With a dry mouth I set out again, putting one foot in front of the other in a race against the fading daylight. Forty-five minutes later, as darkness was beginning to veil the landscape, the dark forms of hemlocks and pines loomed in front of me. I had arrived.

I filled up my kettle with water from a stagnant pool and began searching for a suitable spot to lay my head.

It was clear and quite windy, but fortunately the thick understory of pines and hemlocks would provide a calm place to sleep. I soon found a suitable spot to camp for the night. Looking around though, I changed my mind. There were about a dozen pine and hemlock saplings in the vicinity that had been ravaged by bears. I decided to move 100 yards to another soft mossy area.

I set my gear down and in the darkness had the fortune to stumble across a yellow birch tree as I was gathering firewood. I soon was kneeling down, ready to light a match to birch bark and a crumpled bundle of fine dead hemlock branches.

About that same time I heard something large moving through the forest about 50 yards away. It soon started working over a tree. I could hear large limbs snapping and it sounded like the tree was being annihilated.

The only reasonable explanation for such a ruckus was a bear, or perhaps Sasquatch. Whatever it was, it was upset that someone else occupied its bedroom. It was apparently taking out all of its frustrations on some poor little hemlock.

I hurried my efforts and soon my nostrils were awarded with the sweet smell of burning birch bark. Before long the fire was crackling. I was surrounded by silence. The large beast had apparently left.

I finished collecting firewood, boiled the water, and finally ate some food. Soon I crawled into my sleeping bag and enjoyed the starry night, sheltered from the winds.
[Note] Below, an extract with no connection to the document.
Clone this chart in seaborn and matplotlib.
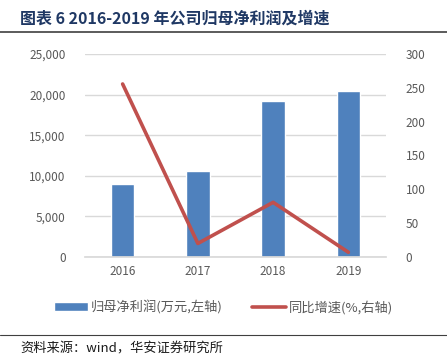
import matplotlib
matplotlib.use("Agg")
import matplotlib.pyplot as plt
import seaborn as sns
import pandas as pd
from matplotlib.patches import Patch
from matplotlib.lines import Line2D
from matplotlib.ticker import FuncFormatter

# data
years = ["2016", "2017", "2018", "2019"]
net_profit = [8990, 10590, 19210, 20480]    # 万元, left axis
growth = [255.7, 20.0, 80.8, 7.0]            # %, right axis

title = "图表 6 2016-2019 年公司归母净利润及增速"
bar_label = "归母净利润(万元,左轴)"
line_label = "同比增速(%,右轴)"
source = "资料来源：wind，华安证券研究所"

sns.set_theme(style="white")
plt.rcParams['font.family'] = ['Noto Sans CJK SC', 'DejaVu Sans']

W, H = 447, 364
fig = plt.figure(figsize=(W / 100, H / 100), dpi=100)

df = pd.DataFrame({"year": years, "profit": net_profit, "growth": growth})

ax = fig.add_axes([85 / W, (H - 257) / H, (386 - 85) / W, (257 - 54) / H])
sns.barplot(data=df, x="year", y="profit", ax=ax, color="#4f81bd",
            saturation=1, width=0.31, zorder=2)
ax.set_xlim(-0.5, 3.5)
ax.set_ylim(0, 25000)
ax.set_yticks(range(0, 25001, 5000))
ax.yaxis.set_major_formatter(FuncFormatter(lambda v, p: f"{int(v):,}"))
ax.grid(axis="y", color="#d9d9d9", linewidth=1, zorder=0)
ax.set_axisbelow(True)
for s in ["top", "left", "right"]:
    ax.spines[s].set_visible(False)
ax.spines["bottom"].set_color("#d9d9d9")
ax.set_xlabel("")
ax.set_ylabel("")
ax.tick_params(axis="both", length=0, labelsize=8.5, colors="#595959")
ax.tick_params(axis="y", pad=14)
ax.tick_params(axis="x", pad=6)

ax2 = ax.twinx()
sns.lineplot(x=list(range(len(years))), y=growth, ax=ax2, color="#c0504d",
             linewidth=2.6, zorder=3)
ax2.set_ylim(0, 300)
ax2.set_yticks(range(0, 301, 50))
for s in ["top", "left", "right", "bottom"]:
    ax2.spines[s].set_visible(False)
ax2.tick_params(axis="y", length=0, labelsize=8.5, colors="#595959", pad=14)
ax2.set_ylabel("")

# title, rules and source
fig.text(20 / W, 1 - 19 / H, title, fontsize=11.5, fontweight="bold",
         color="#1f3864", va="center", ha="left")
fig.add_artist(Line2D([0, 1], [1 - 32 / H, 1 - 32 / H], color="#404040",
                      linewidth=1.2, transform=fig.transFigure))
fig.add_artist(Line2D([0, 1], [1 - 335 / H, 1 - 335 / H], color="#404040",
                      linewidth=0.8, transform=fig.transFigure))
fig.text(20 / W, 1 - 349 / H, source, fontsize=9.5, color="#1a1a1a",
         va="center", ha="left")

handles = [Patch(facecolor="#4f81bd", label=bar_label),
           Line2D([0], [0], color="#c0504d", linewidth=2.6, label=line_label)]
fig.legend(handles=handles, loc="center", bbox_to_anchor=(0.5, 1 - 307 / H),
           ncol=2, frameon=False, fontsize=9.5, labelcolor="#595959",
           handlelength=2.6, handleheight=0.6, handletextpad=0.2,
           columnspacing=2.2)

fig.savefig("out.png", dpi=100)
I awoke in the morning covered in frost. After rewarming the water, I lay in my sleeping bag, sipping on hot yerba mate until I had enough courage to leave my warm cocoon.

I spent five or six hours hiking and scouting. I was pleased by what I saw: lots of deer, tons of acorns, a phenomenal number of buck rubs, plenty of scrapes and other deer sign, and adequate bear sign.

Upon my return to my campsite, I heated up some more water. After lunch, I once again set out on foot, racing against time to make it home in six hours before darkness.

I arrived home exhausted. The following day, I could barely move, I was so sore. But the hike was well worth it.